Since his arrival in Guernsey in 1855, Hugo had adopted the practice of carrying with him two types of small notebooks, or carnets. The first was a carnet de comptes, used mainly for accounts and household affairs, and was akin to a diary. The other type of notebook was mainly used by Hugo for drawings and sketches, as well as for jotting down bits of verse, quotations and poetry, and it is from this sort of carnet that the present sheet derives. The pages of this small sketchbook were comprised of landscape sketches, marine subjects, taches, automatic drawings of fantastical heads and creatures, lace impressions and rubbings, as well as some scenes at Hauteville House in Guernsey, the home which Hugo had purchased in May 1856.

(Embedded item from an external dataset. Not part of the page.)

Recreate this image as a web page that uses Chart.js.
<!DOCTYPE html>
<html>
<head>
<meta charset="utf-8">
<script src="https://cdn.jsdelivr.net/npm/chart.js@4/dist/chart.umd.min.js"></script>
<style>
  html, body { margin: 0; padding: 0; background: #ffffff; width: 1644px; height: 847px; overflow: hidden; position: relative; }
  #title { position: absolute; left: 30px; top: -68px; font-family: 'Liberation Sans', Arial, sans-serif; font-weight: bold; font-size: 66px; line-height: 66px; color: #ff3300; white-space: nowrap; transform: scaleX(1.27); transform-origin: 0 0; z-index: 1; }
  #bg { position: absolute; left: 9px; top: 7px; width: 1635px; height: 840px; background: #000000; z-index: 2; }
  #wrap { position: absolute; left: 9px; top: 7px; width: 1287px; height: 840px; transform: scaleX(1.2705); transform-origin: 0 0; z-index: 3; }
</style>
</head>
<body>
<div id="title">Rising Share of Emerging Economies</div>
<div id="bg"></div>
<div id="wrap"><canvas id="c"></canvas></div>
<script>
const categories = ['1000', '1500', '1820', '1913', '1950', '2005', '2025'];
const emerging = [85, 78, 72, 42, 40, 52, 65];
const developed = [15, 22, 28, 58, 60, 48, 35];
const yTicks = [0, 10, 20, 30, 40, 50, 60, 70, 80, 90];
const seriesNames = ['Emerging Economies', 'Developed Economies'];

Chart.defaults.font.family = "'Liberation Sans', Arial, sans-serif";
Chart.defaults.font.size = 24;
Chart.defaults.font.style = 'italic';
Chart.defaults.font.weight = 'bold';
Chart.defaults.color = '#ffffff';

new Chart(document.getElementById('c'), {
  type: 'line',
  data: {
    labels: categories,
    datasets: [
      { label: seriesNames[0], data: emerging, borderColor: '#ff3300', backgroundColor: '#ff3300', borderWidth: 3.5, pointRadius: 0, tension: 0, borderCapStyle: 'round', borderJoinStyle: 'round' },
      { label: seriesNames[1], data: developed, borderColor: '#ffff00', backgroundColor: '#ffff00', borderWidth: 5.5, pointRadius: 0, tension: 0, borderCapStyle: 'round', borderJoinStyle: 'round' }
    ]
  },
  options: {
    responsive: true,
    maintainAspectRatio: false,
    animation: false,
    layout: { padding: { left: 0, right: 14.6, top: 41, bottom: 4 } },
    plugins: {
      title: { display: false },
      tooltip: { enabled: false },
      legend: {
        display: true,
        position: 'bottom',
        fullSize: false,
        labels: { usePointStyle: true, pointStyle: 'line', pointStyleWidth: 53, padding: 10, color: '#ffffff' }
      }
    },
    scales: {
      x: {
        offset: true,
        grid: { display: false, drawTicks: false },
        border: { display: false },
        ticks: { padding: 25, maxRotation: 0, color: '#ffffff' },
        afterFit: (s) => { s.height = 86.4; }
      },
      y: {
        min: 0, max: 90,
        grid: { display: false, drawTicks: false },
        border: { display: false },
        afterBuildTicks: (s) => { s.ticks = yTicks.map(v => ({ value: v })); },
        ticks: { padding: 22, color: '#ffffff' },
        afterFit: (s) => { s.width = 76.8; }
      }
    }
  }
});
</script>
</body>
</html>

Several of the pages in this 1856 Guernsey sketchbook contain drawings that are the result of experiments with taches, or inkblots, wherein the artist allowed his imagination free rein with whatever form the inkblot took. As Florian Rodari has noted, ‘Either he allowed the tache to expand by itself, modified only by the quantity of water, the quality of the paper and the obstacles it encountered in the course of its haphazard journey; or he guided it deliberately, steering it along paths opened up by chance more or less intentionally in the direction of recognizable forms or suggestive scenes...Most of the manipulations to which Hugo subjected the hazards of the tache resulted in landscapes or figures. Excess water caused the taches to expand, suggesting new solutions, new ways forward for the eye. This is what the artist liked; he would oversee the different possibilities.’ To these inkblots, Hugo would then add lines in pen or pencil, further developing the compositional idea created by the serendipitous flow of ink wash.

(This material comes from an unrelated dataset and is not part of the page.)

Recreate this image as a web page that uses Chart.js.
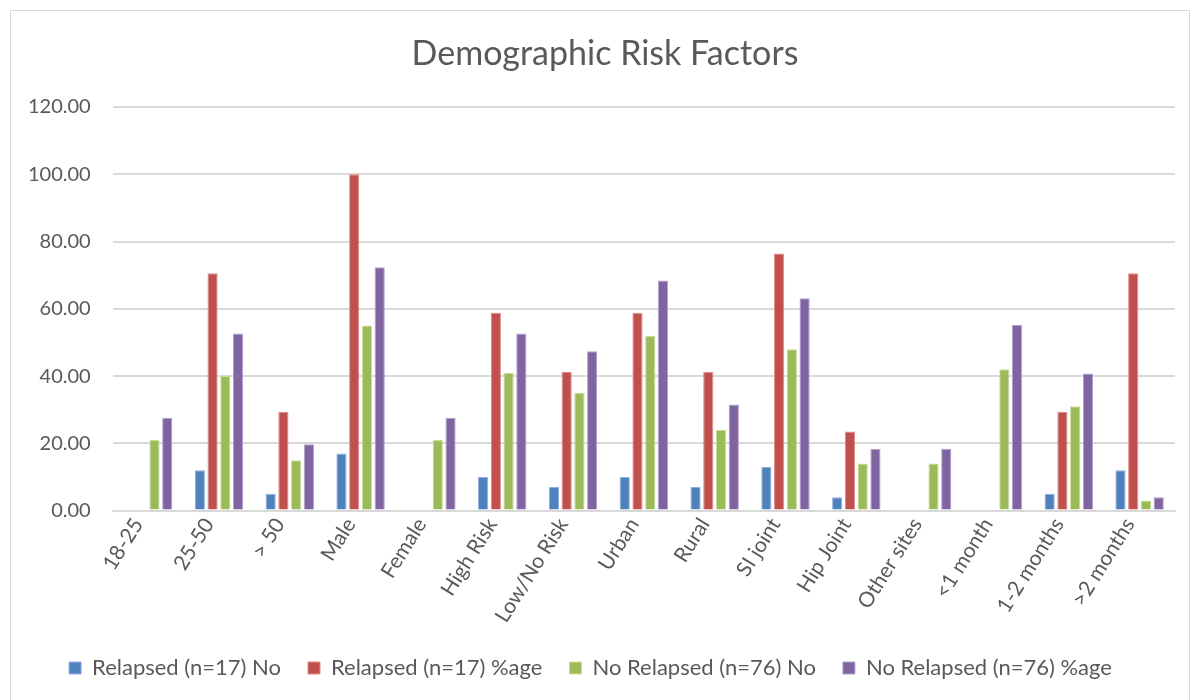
<!DOCTYPE html>
<html>
<head>
<meta charset="utf-8">
<script src="https://cdn.jsdelivr.net/npm/chart.js@4/dist/chart.umd.min.js"></script>
<style>
  html, body { margin: 0; padding: 0; background: #fff; }
  #frame {
    position: absolute; left: 10px; top: 10px; width: 1180px; height: 700px;
    border: 1px solid #d9d9d9; box-sizing: border-box;
  }
  #wrap { position: absolute; left: 0; top: 0; width: 1193px; height: 700px; }
  #title {
    position: absolute; left: 305px; top: 30px; width: 600px; text-align: center;
    font: 34px Lato, "Open Sans", sans-serif; color: #595959; line-height: 44px;
  }
</style>
</head>
<body>
<div id="frame"></div>
<div id="wrap"><canvas id="chart"></canvas></div>
<div id="title">Demographic Risk Factors</div>
<script>
// Demographic risk factors chart
const categories = ['18-25', '25-50', '> 50', 'Male', 'Female', 'High Risk', 'Low/No Risk',
    'Urban', 'Rural', 'SI joint', 'Hip Joint', 'Other sites', '<1 month', '1-2 months', '>2 months'];

const relapsedNo = [0, 12, 5, 17, 0, 10, 7, 10, 7, 13, 4, 0, 0, 5, 12];
const relapsedPct = [0, 70.59, 29.41, 100, 0, 58.82, 41.18, 58.82, 41.18, 76.47, 23.53, 0, 0, 29.41, 70.59];
const noRelapsedNo = [21, 40, 15, 55, 21, 41, 35, 52, 24, 48, 14, 14, 42, 31, 3];
const noRelapsedPct = [27.63, 52.63, 19.74, 72.37, 27.63, 52.63, 47.37, 68.42, 31.58, 63.16, 18.42, 18.42, 55.26, 40.79, 3.95];

const seriesNames = ['Relapsed (n=17) No', 'Relapsed (n=17) %age', 'No Relapsed (n=76) No', 'No Relapsed (n=76) %age'];
const yTicks = [0, 20, 40, 60, 80, 100, 120];

const textColor = '#595959';
const fontFamily = 'Lato, "Open Sans", sans-serif';

function makeSet(label, data, fill, edge) {
    return {
        label: label,
        data: data,
        backgroundColor: fill,
        borderColor: edge,
        borderWidth: 1,
        categoryPercentage: 0.72,
        barPercentage: 0.8
    };
}

const ctx = document.getElementById('chart').getContext('2d');
new Chart(ctx, {
    type: 'bar',
    data: {
        labels: categories,
        datasets: [
            makeSet(seriesNames[0], relapsedNo, '#4F81BD', '#8fb0dc'),
            makeSet(seriesNames[1], relapsedPct, '#C0504D', '#e08a88'),
            makeSet(seriesNames[2], noRelapsedNo, '#9BBB59', '#c8dd9c'),
            makeSet(seriesNames[3], noRelapsedPct, '#8064A2', '#b3a0cc')
        ]
    },
    options: {
        responsive: true,
        maintainAspectRatio: false,
        animation: false,
        layout: { padding: { left: 6, right: 18, top: 107, bottom: 11 } },
        scales: {
            x: {
                grid: { display: false, drawTicks: false },
                border: { color: '#d9d9d9', width: 2 },
                ticks: {
                    color: textColor,
                    font: { family: fontFamily, size: 21 },
                    autoSkip: false,
                    minRotation: 58,
                    maxRotation: 58,
                    labelOffset: -10,
                    padding: 3
                }
            },
            y: {
                min: yTicks[0],
                max: yTicks[yTicks.length - 1],
                afterBuildTicks: (axis) => { axis.ticks = yTicks.map(v => ({ value: v })); },
                grid: { color: '#d9d9d9', lineWidth: 2, drawTicks: false },
                border: { display: false },
                ticks: {
                    color: textColor,
                    font: { family: fontFamily, size: 20 },
                    padding: 22,
                    callback: (value) => Number(value).toFixed(2)
                }
            }
        },
        plugins: {
            title: { display: false },
            legend: {
                position: 'bottom',
                labels: {
                    color: textColor,
                    font: { family: fontFamily, size: 22 },
                    boxWidth: 12,
                    boxHeight: 12,
                    padding: 27,
                    useBorderRadius: false
                }
            },
            tooltip: { enabled: false }
        }
    }
});
</script>
</body>
</html>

In the case of the present sheet, the artist seems to have first applied ink to the sheet by rolling a cylindrical object coated with brown ink across the paper. The resulting jagged shapes appear to have suggested the piers of a stone bridge to the artist, who then enhanced the form of the structure with pencil and grey wash. While the bridge itself may have been the result of Hugo’s imaginative transposition of the visual effect of the tache, the overall composition may also have been inspired by the rugged coastline, wooden breakwaters and rock formations of Guernsey, which so often provided the artist with a variety of dramatic motifs for his drawings.
Four pages from the same 1856 Guernsey sketchbook as the present sheet are today in the collection of the Musée Victor Hugo in Villequier, while several others are in private collections.
The preeminent literary figure in 19th century France, Victor Hugo was also an accomplished and prolific draughtsman. He produced nearly three thousand drawings, the principal groups of which are today in the collections of the Bibliothèque Nationale and the Maison de Victor Hugo in Paris. He began to draw seriously around 1825, but relatively little of this early work survives and it was not until some twenty years later that he was to develop his distinctive personal idiom. Hugo seems to have been most productive as a draughtsman during periods when he was writing less, as for example in 1850. Conversely, there are very few drawings from the period between 1852 and 1853, when he was engaged on a spell of intense literary activity. His drawings achieved a height of expression during the years of his political exile from France on the Channel Islands of Jersey, where he and his family lived from 1852 to 1855, and Guernsey, where he settled in 1855 and remained until 1870. Although he often gave drawings as presents to friends and colleagues, and allowed several sheets to be reproduced as engravings, the act of drawing for Hugo remained a largely private occupation. In the last ten years of his life, he drew much less, a decline mirrored in his literary output.
As a draughtsman, Hugo relied primarily on brown or black ink and wash, applied with a fluidity and transparency that allowed for remarkable tonal and atmospheric effects. His idiosyncratic working methods have been described by his son Charles Hugo: ‘Once paper, pen and ink-well have been brought to the table, Victor Hugo sits down and without making a preliminary sketch, without any apparent preconception, sets about drawing with an extraordinarily sure hand not the landscape as a whole but any old detail. He will begin his forest with the branch of a tree, his town with a gable, his gable with a weather vane, and, little by little, the entire composition will emerge from the blank paper with the precision and clarity of a photographic negative subjected to the chemical preparation that brings out the picture. That done, the draftsman will ask for a cup and will finish off his landscape with a light shower of black coffee. The result is an unexpected and powerful drawing that is often strange, always personal, and recalls the etchings of Rembrandt and Piranesi.’
Hugo also experimented with different techniques and media, including inkblots (taches), folded paper, stencilled cut-outs, gold leaf and impressions taken from various objects, including leaves and lace.